Moulin referred to the county’s expansive outdoor opportunities, such as hiking, biking, fishing, camping, kayaking, cross-country skiing and hunting.

“Whatever you’re into, you have that ability,” Moulin said. “I’ve come to appreciate the green spaces we have here, but I’ve come to appreciate the people, too.”

Other guests spoke in a similar vein, referring to the county’s natural assets, as well as fiscal and business benefits.

For instance, Lucas Salusky of Identity Studio Design in Emlenton said that he and partner Aaron Weeter were able to take advantage of low cost of living costs and lots of space to capitalize on their business vision.

“We always try to do stuff outside of the box , and being in this area has allowed us to do that,” Salusky said.

The old adage that businesses usually have to wait five years to see a profit wasn’t the case for his enterprise, Salusky said.

“In the first year, through the Chamber and business networking, we were able to make a profit,” Salusky said. “The biggest advantage to staying in this area is cost of living.”

Much emphasis was also put on changing perceptions of the area in ways that promote youth involvement and growth.

“Sometimes being true to who you are and the environment you are in is less productive than being true to who you want to be and the environment you want to be in,” said Ryan Jackson of Gonstead Family Chiropractic in Franklin. “The forethought there, I think, stimulates mediocrity, while the latter stimulates growth.”

Guest speakers also provided insight on a variety of area organizations that involve young professionals and promote growth, including area nonprofits, the FLEX group and the Chamber.

“I will say the Chamber is a great opportunity for networking,” said Emily Gill, a FLEX member and creative director of Moxie Media in Reno. “If you feel you want to tap into the community … I’d certainly encourage you to contact the Chamber.”

At least a few of the interns on hand took the message to heart.

“I used to want to go to New York City … but I realized that I didn’t want to leave my family and what I’ve established with my friends,” said Miranda Harrelson, a 19-yearold graduate of Oil City High School and a criminal justice student at Indiana University of Pennsylvania. “I think I would like living in the city, but deep down this is where I want to stay.”

Eli Good — a 23-year-old intern with a degree in physics and mechanical engineering — was ready to pack up and head to Colorado in a few weeks.
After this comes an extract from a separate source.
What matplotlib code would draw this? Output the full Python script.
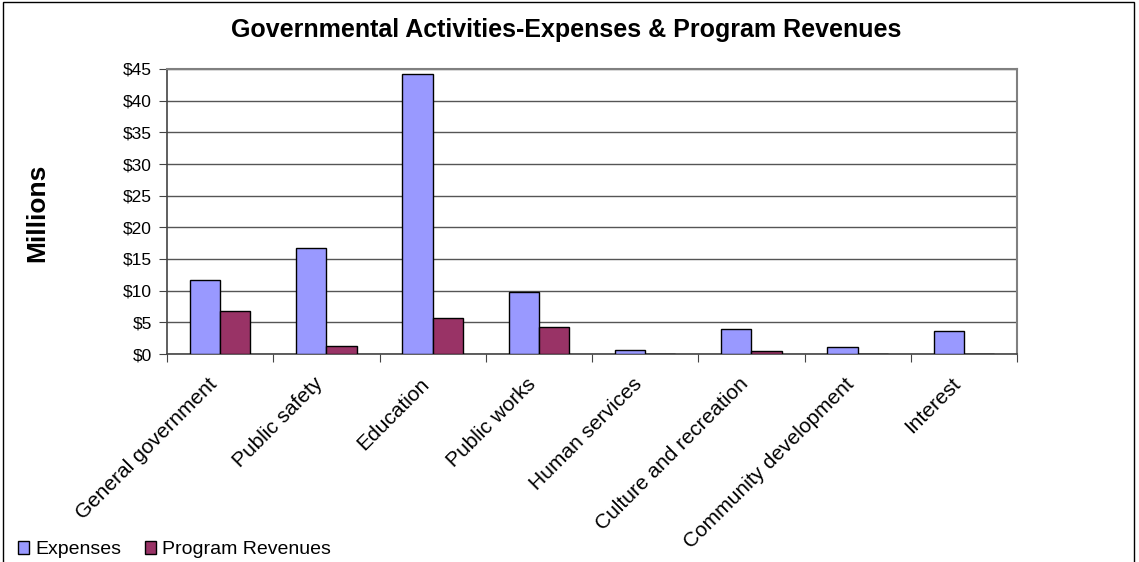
import numpy as np
import matplotlib.pyplot as plt
from matplotlib.patches import Rectangle
from matplotlib.transforms import ScaledTranslation, blended_transform_factory

categories = ["General government", "Public safety", "Education", "Public works",
              "Human services", "Culture and recreation", "Community development",
              "Interest"]
expenses = [11.7, 16.8, 44.2, 9.8, 0.6, 3.9, 1.05, 3.7]
revenues = [6.75, 1.2, 5.75, 4.3, 0.0, 0.4, 0.0, 0.0]
yticks = [0, 5, 10, 15, 20, 25, 30, 35, 40, 45]
ytick_labels = ["$" + str(v) for v in yticks]

plt.rcParams["font.family"] = ["Liberation Sans", "DejaVu Sans"]

fig = plt.figure(figsize=(11.39, 5.62), dpi=100)
ax = fig.add_axes([167 / 1139, 208 / 562, 850 / 1139, 285 / 562])

# whole-chart border (runs off the bottom edge)
fig.patches.append(Rectangle((3 / 1139, -0.05), 1131 / 1139, 1.05 - 2 / 562,
                             transform=fig.transFigure, fill=False,
                             edgecolor="black", linewidth=1.0))

x = np.arange(len(categories))
w = 0.2857
ax.bar(x - w / 2, expenses, w, color="#9999FF", edgecolor="black", linewidth=1.0,
       label="Expenses", zorder=3)
ax.bar(x + w / 2, revenues, w, color="#993366", edgecolor="black", linewidth=1.0,
       label="Program Revenues", zorder=3)

ax.set_xlim(-0.5, len(categories) - 0.5)
ax.set_ylim(0, 45)
ax.set_yticks(yticks)
ax.set_yticklabels(ytick_labels, fontsize=12.5)
ax.yaxis.grid(True, color="#555555", linewidth=1.0, zorder=0)

# category boundaries carry the tick marks; names are placed as rotated text
ax.set_xticks(np.arange(len(categories) + 1) - 0.5)
ax.set_xticklabels([])
trans = blended_transform_factory(ax.transData, ax.transAxes) + \
    ScaledTranslation(-6 / 100, -27 / 100, fig.dpi_scale_trans)
for xi, name in zip(x, categories):
    ax.text(xi, 0, name, transform=trans, rotation=45, ha="right", va="center",
            rotation_mode="anchor", fontsize=15)

ax.tick_params(axis="x", which="major", length=6, color="#444444", direction="out")
ax.tick_params(axis="y", length=6, color="#444444", pad=5)

for s in ["top", "right"]:
    ax.spines[s].set_color("#808080")
    ax.spines[s].set_linewidth(1.5)
for s in ["left", "bottom"]:
    ax.spines[s].set_color("#444444")
    ax.spines[s].set_linewidth(1.2)

fig.text(566 / 1139, 1 - 30 / 562, "Governmental Activities-Expenses & Program Revenues",
         ha="center", va="center", fontsize=18, fontweight="bold")
fig.text(37 / 1139, 1 - 213 / 562, "Millions", rotation=90, ha="center", va="center",
         fontsize=19, fontweight="bold")

fig.legend(loc="lower left", bbox_to_anchor=(6 / 1139, -8 / 562), ncol=2, frameon=False,
           fontsize=14, handlelength=0.6, handleheight=0.6, handletextpad=0.3,
           columnspacing=1.2, borderaxespad=0.2)

fig.savefig("out.png", dpi=100)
A recent job offer as an associate engineer with Joy Manufacturing changed his mind.

“Overall, the area around here, you just can’t beat it,” said Good, who interned with Joy for two years prior to landing his new position.

Susan Williams, the Chamber’s executive director, lauded the success of the luncheon.

“I love the energy of my young professionals and I know all of you here are just a few steps away from being there,” Williams said. “And I hope you will be part of that group in the future.”